Journal: I Miss Him
I Miss Him
It’s been almost two years, and I’ve tried. I’ve dated. I’ve been close to others, even intimate. But nothing has come close to what I had with him. No one has felt like home in the way he did. And I think, if I’m being honest with myself, part of the reason is that I’m still holding space for him—still quietly hoping, still measuring everyone else against something they can’t possibly match.
There’s a resistance in me now. A hesitation. The idea of letting someone know me that deeply again feels exhausting… and maybe even unwanted. What I had with him didn’t feel like effort. It didn’t feel like building from scratch. It just was. And I don’t know if I have it in me to try to recreate something like that with someone new, knowing it might never reach the same depth.

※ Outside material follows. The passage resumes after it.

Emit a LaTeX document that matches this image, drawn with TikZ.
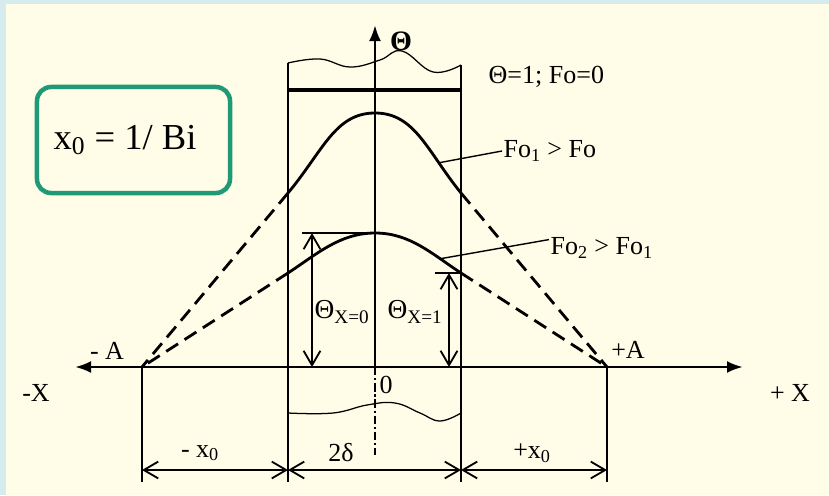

I miss belonging to him. I miss the safety of it, the certainty. With him, I didn’t question where I stood or whether I was wanted. I just knew. And now, everything feels uncertain by comparison.
Sometimes I wonder if this missing will ever pass, or if it’s just something I’ll carry—like a quiet echo of a life I once had. Maybe some loves don’t fade in the way people say they do. Maybe they just change shape, settling into something softer but still present, still felt in the background of everything else.
Right now, all I know is that I miss him. And I don’t know what to do with that.